On mobile the heading is smaller:

A stacked layout with a small heading size.

On desktop, however, we see the larger heading size:

A two column layout with a large heading.

Note: See this example in action: example, source code.

As this approach to typography shows, you do not need to restrict media queries to only changing the layout of the page. They can be used to tweak any element to make it more usable or attractive at alternate screen sizes.

Using viewport units for responsive typography

Viewport units vw can also be used to enable responsive typography, without the need for setting breakpoints with media queries. 1vw is equal to one percent of the viewport width, meaning that if you set your font size using vw, it will always relate to the size of the viewport.

css

h1 {
  font-size: 6vw;
}

The problem with doing the above is that the user loses the ability to zoom any text set using the vw unit, as that text is always related to the size of the viewport. Therefore you should never set text using viewport units alone.
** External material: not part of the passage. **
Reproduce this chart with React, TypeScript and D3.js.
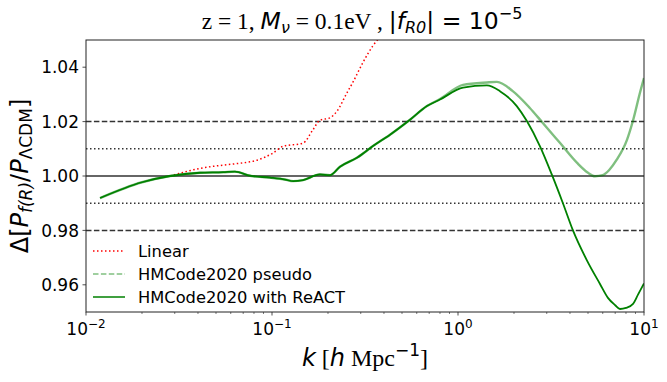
import React from 'react';
import * as d3 from 'd3';

// Linear prediction (red dotted)
const kLinear = [0.0283, 0.041, 0.0617, 0.0673, 0.083, 0.101, 0.1145, 0.147, 0.166, 0.181, 0.205, 0.2235, 0.253, 0.272, 0.308, 0.349, 0.381];
const linear = [1.0, 1.0028, 1.0044, 1.0047, 1.0058, 1.0084, 1.0109, 1.0121, 1.017, 1.0205, 1.0214, 1.0238, 1.0306, 1.0344, 1.0417, 1.0479, 1.0511];

// HMCode2020 with ReACT (green)
const kReact = [0.0119, 0.02, 0.0283, 0.041, 0.0546, 0.0632, 0.0762, 0.0975, 0.1175, 0.13, 0.147, 0.181, 0.205, 0.232, 0.286, 0.349, 0.431, 0.552, 0.681, 0.8, 1.064, 1.43, 1.68, 2.07, 2.35, 2.76, 3.2, 3.67, 4.15, 4.94, 5.79, 6.4, 7.0, 7.43, 8.0, 8.73, 9.3, 10.0];
const react = [0.9919, 0.9977, 1.0, 1.0012, 1.0014, 1.0016, 1.0001, 0.9994, 0.9987, 0.9981, 0.9985, 1.0006, 1.0003, 1.0034, 1.0067, 1.011, 1.0152, 1.0207, 1.0257, 1.0281, 1.0325, 1.0333, 1.0312, 1.0257, 1.0201, 1.0109, 1.0004, 0.9899, 0.98, 0.9689, 0.9604, 0.9552, 0.9525, 0.9511, 0.9515, 0.953, 0.9565, 0.9605];

// HMCode2020 pseudo (light green)
const kPseudo = [0.0119, 0.02, 0.0283, 0.041, 0.0546, 0.0632, 0.0762, 0.0975, 0.1175, 0.13, 0.147, 0.181, 0.205, 0.232, 0.286, 0.349, 0.431, 0.552, 0.681, 0.8, 1.064, 1.43, 1.62, 1.97, 2.42, 2.85, 3.53, 4.37, 5.0, 5.45, 6.0, 6.5, 7.12, 8.1, 8.73, 9.52, 10.0];
const pseudo = [0.9919, 0.9977, 1.0, 1.0012, 1.0014, 1.0016, 1.0001, 0.9994, 0.9987, 0.9981, 0.9985, 1.0006, 1.0003, 1.0034, 1.0067, 1.011, 1.0152, 1.0207, 1.0257, 1.0283, 1.0335, 1.0344, 1.0346, 1.0312, 1.0252, 1.0196, 1.0122, 1.0048, 1.0012, 0.9999, 1.0003, 1.0022, 1.0059, 1.0133, 1.0204, 1.0307, 1.036];

const yTicks = [0.96, 0.98, 1.0, 1.02, 1.04];
const xTickExp = [-2, -1, 0, 1];
const refSolid = [1.0];
const refDashed = [0.98, 1.02];
const refDotted = [0.99, 1.01];

const legendItems = [
  {label: 'Linear', color: 'red', dash: '1.5,2.5', width: 1.5, opacity: 1},
  {label: 'HMCode2020 pseudo', color: 'green', dash: '5.5,2.4', width: 1.5, opacity: 0.5},
  {label: 'HMCode2020 with ReACT', color: 'green', dash: null, width: 1.5, opacity: 1},
];

const SANS = 'DejaVu Sans';
const SERIF = 'Liberation Serif';

export default function App() {
  const width = 667, height = 382;
  const left = 86, right = 644, top = 40, bottom = 312;

  const x = d3.scaleLog().domain([0.01, 10]).range([left, right]);
  const y = d3.scaleLinear().domain([0.95, 1.05]).range([bottom, top]);

  const line = d3.line<[number, number]>()
    .x(d => x(d[0]))
    .y(d => y(d[1]))
    .curve(d3.curveMonotoneX);

  const zip = (ks: number[], vs: number[]) => ks.map((k, i) => [k, vs[i]] as [number, number]);

  const minorTicks: number[] = [];
  for (let e = -2; e < 1; e++) {
    for (let m = 2; m < 10; m++) minorTicks.push(m * Math.pow(10, e));
  }

  return (
    <svg width={width} height={height} style={{display: 'block', position: 'absolute', left: 0, top: 0, background: 'white'}}>
      <defs>
        <clipPath id="plot">
          <rect x={left} y={top} width={right - left} height={bottom - top} />
        </clipPath>
      </defs>

      {/* title */}
      <text x={(left + right) / 2 - 3} y={29} textAnchor="middle" fontSize={23.5} fill="black">
        <tspan fontFamily={SERIF}>z = 1, </tspan>
        <tspan fontFamily={SANS} fontStyle="italic">M</tspan>
        <tspan fontFamily={SANS} fontStyle="italic" fontSize={16} dy={4}>ν</tspan>
        <tspan fontFamily={SERIF} dy={-4}> = 0.1eV , </tspan>
        <tspan fontFamily={SANS}>|</tspan>
        <tspan fontFamily={SANS} fontStyle="italic">f</tspan>
        <tspan fontFamily={SANS} fontStyle="italic" fontSize={16} dy={4}>R0</tspan>
        <tspan fontFamily={SANS} dy={-4}>| = 10</tspan>
        <tspan fontFamily={SANS} fontSize={16} dy={-10}>−5</tspan>
      </text>

      <g clipPath="url(#plot)">
        {refDotted.map(v => (
          <line key={'dt' + v} x1={left} x2={right} y1={y(v)} y2={y(v)} stroke="#333" strokeWidth={1.5} strokeDasharray="1.5,2.5" />
        ))}
        {refDashed.map(v => (
          <line key={'ds' + v} x1={left} x2={right} y1={y(v)} y2={y(v)} stroke="#333" strokeWidth={1.5} strokeDasharray="5.5,2.4" />
        ))}
        {refSolid.map(v => (
          <line key={'sl' + v} x1={left} x2={right} y1={y(v)} y2={y(v)} stroke="#333" strokeWidth={1.5} />
        ))}

        <path d={line(zip(kLinear, linear)) || ''} fill="none" stroke="red" strokeWidth={1.5} strokeDasharray="1.5,2.5" />
        <path d={line(zip(kPseudo, pseudo)) || ''} fill="none" stroke="green" strokeOpacity={0.5} strokeWidth={2.4} />
        <path d={line(zip(kReact, react)) || ''} fill="none" stroke="green" strokeWidth={1.8} />
      </g>

      {/* frame */}
      <rect x={left} y={top} width={right - left} height={bottom - top} fill="none" stroke="#222" strokeWidth={1} />

      {/* x ticks */}
      {minorTicks.map(t => (
        <line key={'mt' + t} x1={x(t)} x2={x(t)} y1={bottom} y2={bottom + 2} stroke="#222" strokeWidth={0.6} />
      ))}
      {xTickExp.map(e => (
        <g key={'xt' + e}>
          <line x1={x(Math.pow(10, e))} x2={x(Math.pow(10, e))} y1={bottom} y2={bottom + 3.5} stroke="#222" strokeWidth={0.8} />
          <text x={x(Math.pow(10, e))} y={335} textAnchor="middle" fontFamily={SANS} fontSize={17} fill="black">
            10<tspan fontSize={12} dy={-7}>{e < 0 ? '−' + (-e) : String(e)}</tspan>
          </text>
        </g>
      ))}

      {/* y ticks */}
      {yTicks.map(t => (
        <g key={'yt' + t}>
          <line x1={left - 3.5} x2={left} y1={y(t)} y2={y(t)} stroke="#222" strokeWidth={0.8} />
          <text x={left - 7} y={y(t)} dy="0.36em" textAnchor="end" fontFamily={SANS} fontSize={17} fill="black">{t.toFixed(2)}</text>
        </g>
      ))}

      {/* x label */}
      <text x={(left + right) / 2} y={366} textAnchor="middle" fontSize={24} fill="black">
        <tspan fontFamily={SANS} fontStyle="italic">k</tspan>
        <tspan fontFamily={SERIF}> [</tspan>
        <tspan fontFamily={SANS} fontStyle="italic">h</tspan>
        <tspan fontFamily={SERIF}> Mpc</tspan>
        <tspan fontFamily={SANS} fontSize={17} dy={-10}>−1</tspan>
        <tspan fontFamily={SERIF} dy={10}>]</tspan>
      </text>

      {/* y label */}
      <text transform={`translate(28,${(top + bottom) / 2}) rotate(-90)`} textAnchor="middle" fontFamily={SANS} fontSize={24} fill="black">
        Δ[<tspan fontStyle="italic">P</tspan>
        <tspan fontStyle="italic" fontSize={17} dy={4}>f(R)</tspan>
        <tspan dy={-4}>/</tspan>
        <tspan fontStyle="italic">P</tspan>
        <tspan fontSize={17} dy={4}>ΛCDM</tspan>
        <tspan dy={-4}>]</tspan>
      </text>

      {/* legend */}
      {legendItems.map((it, i) => {
        const ly = 251 + i * 23;
        return (
          <g key={it.label}>
            <line x1={93} x2={125} y1={ly} y2={ly} stroke={it.color} strokeOpacity={it.opacity} strokeWidth={it.width}
              strokeDasharray={it.dash || undefined} />
            <text x={138} y={ly} dy="0.36em" fontFamily={SANS} fontSize={16.3} fill="black">{it.label}</text>
          </g>
        );
      })}
    </svg>
  );
}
There is a solution, and it involves using calc(). If you add the vw unit to a value set using a fixed size such as ems or rems then the text will still be zoomable. Essentially, the vw unit adds on top of that zoomed value:

css

h1 {
  font-size: calc(1.5rem + 3vw);
}

This means that we only need to specify the font size for the heading once, rather than set it up for mobile and redefine it in the media queries. The font then gradually increases as you increase the size of the viewport.

Note: See an example of this in action: example, source code.

The viewport meta tag

If you look at the HTML source of a responsive page, you will usually see the following <meta> tag in the <head> of the document.

html

<meta name="viewport" content="width=device-width,initial-scale=1" />

This viewport meta tag tells mobile browsers that they should set the width of the viewport to the device width, and scale the document to 100% of its intended size, which shows the document at the mobile-optimized size that you intended.

Why is this needed? Because mobile browsers tend to lie about their viewport width.

This meta tag exists because when smartphones first arrived, most sites were not mobile optimized. The mobile browser would, therefore, set the viewport width to 980 pixels, render the page at that width, and show the result as a zoomed-out version of the desktop layout. Users could zoom in and pan around the website to view the bits they were interested in, but it looked bad.

By setting width=device-width you are overriding a mobile device's default, like Apple's default width=980px, with the actual width of the device. Without it, your responsive design with breakpoints and media queries may not work as intended on mobile browsers. If you've got a narrow screen layout that kicks in at 480px viewport width or less, but the device is saying it is 980px wide, that user will not see your narrow screen layout.

So you should always include the viewport meta tag in the head of your documents.

Summary

Responsive design refers to a site or application design that responds to the environment in which it is viewed. It encompasses a number of CSS and HTML features and techniques and is now essentially just how we build websites by default. Consider the sites that you visit on your phone — it is probably fairly unusual to come across a site that is the desktop version scaled down, or where you need to scroll sideways to find things. This is because the web has moved to this approach of designing responsively.

It has also become much easier to achieve responsive designs with the help of the layout methods you have learned in these lessons. If you are new to web development today you have many more tools at your disposal than in the early days of responsive design. It is therefore worth checking the age of any materials you are using. While the historical articles are still useful, modern use of CSS and HTML makes it far easier to create elegant and useful designs, no matter what device your visitor views the site with.